Le rapporteur spécial de l'ONU pour la liberté de religion, Mme Asma Jahangir, s'est montrée profondément inquiète quant aux conséquences négatives du résultat de cette votation sur la liberté de religion ou de conviction des membres de la communauté musulmane en Suisse . On aimerait savoir si l'intéressée, originaire du Pakistan, s'est autant émue du cas de nombreux pays musulmans qui aujourd'hui multiplient les entraves , non seulement à l'exercice public du culte chrétien – ou juif – mais à son exercice tout court, de manière officielle , comme en Arabie saoudite d' où sont bannis non seulement les clochers mais les églises , ou de manière sournoise presque partout ailleurs.

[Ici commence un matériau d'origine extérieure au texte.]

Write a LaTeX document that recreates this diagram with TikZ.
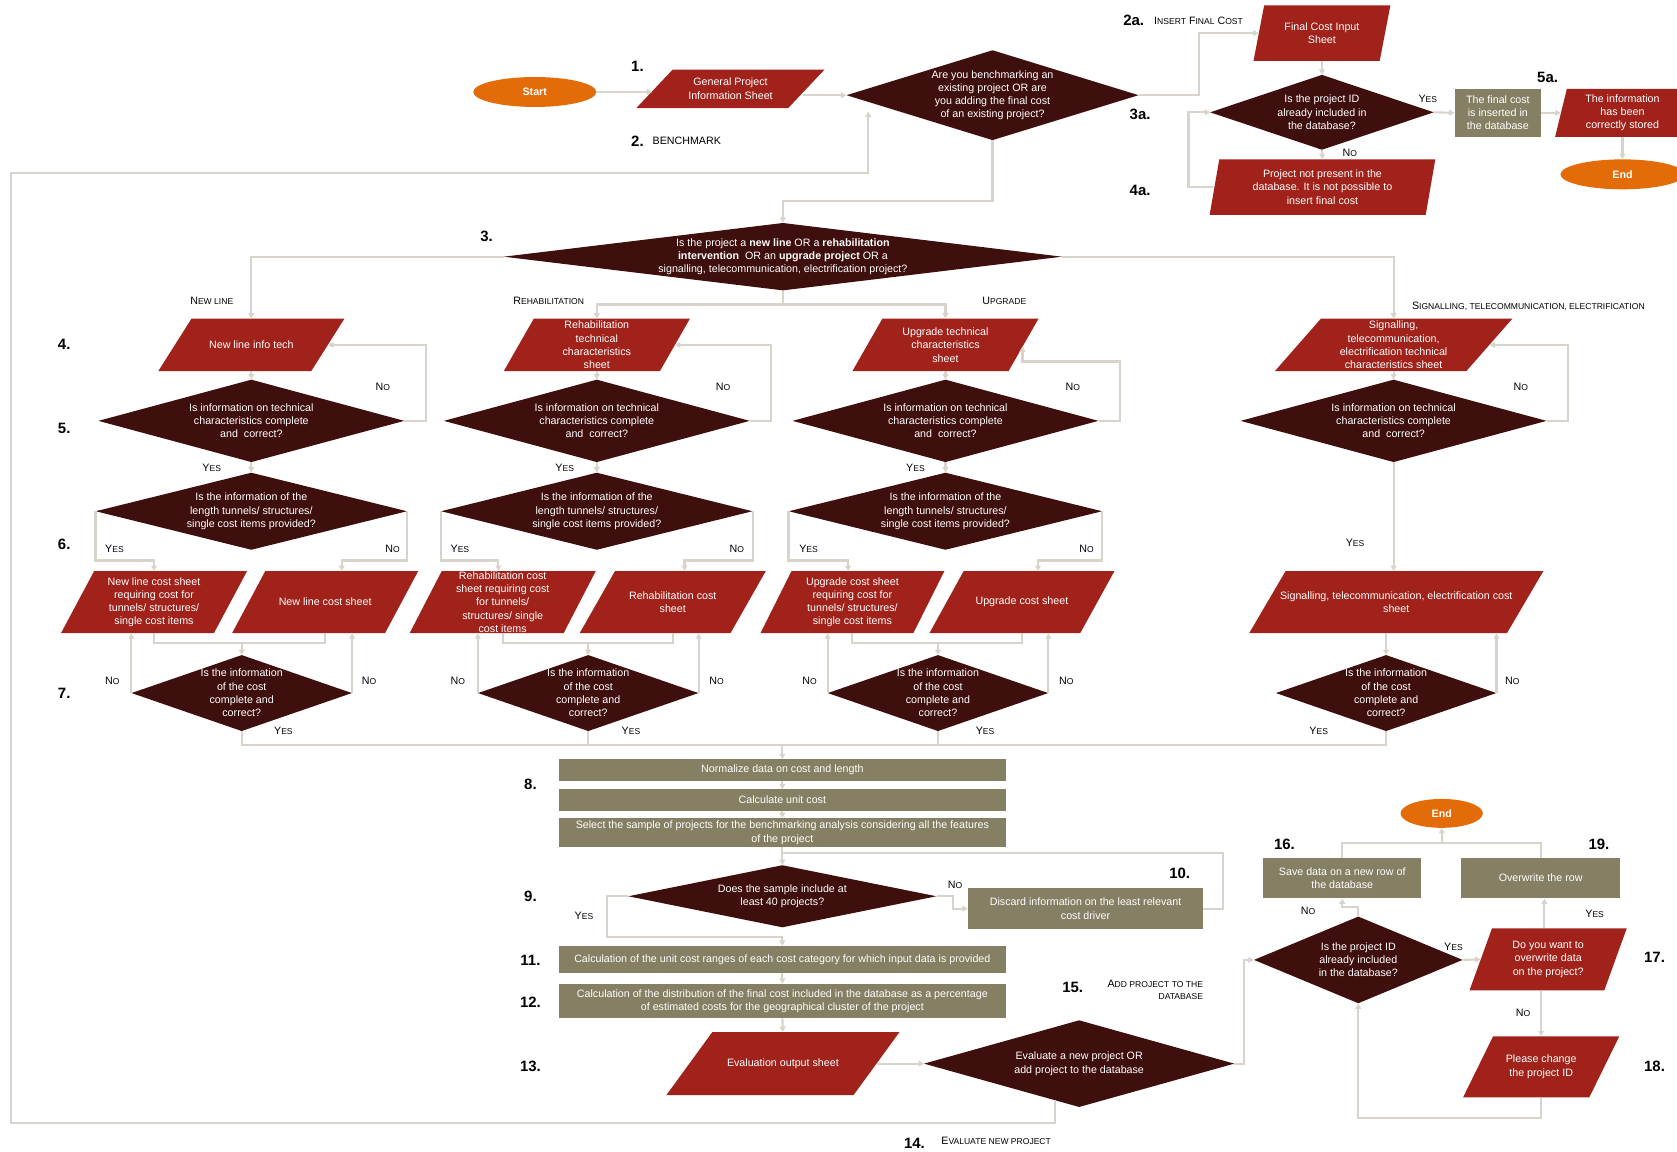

On aurait aimé aussi plus de retenue de la part de M. Erdogan, premier ministre d'un pays, la Turquie, qui non seulement a commis au début du XXe siècle un génocide massif des chrétiens, pas seulement arméniens [4] , mais où encore aujourd'hui des prêtres ou des militants chrétiens sont assassinés et où la construction de nouveaux lieux de culte non musulmans est pratiquement impossible.

 

[1] Bruno Dumézil, Les Racines chrétiennes de l'Europe, contrainte et liberté religieuse dans les royaumes barbares, V-VIIIe siècle, Fayard, 2005.
[2] Ce que signifie exactement culte public n'est pas précisé dans les textes cités et peut-être est-ce mieux, car ainsi est laissée une marge d'interprétation.
[3] On admet cependant que le référendum suisse a une portée plus large, touchant à l'identité nationale.
[4] À l'exception des catholiques et des protestants, peu nombreux et protégés par la crainte de la France et de l'Angleterre.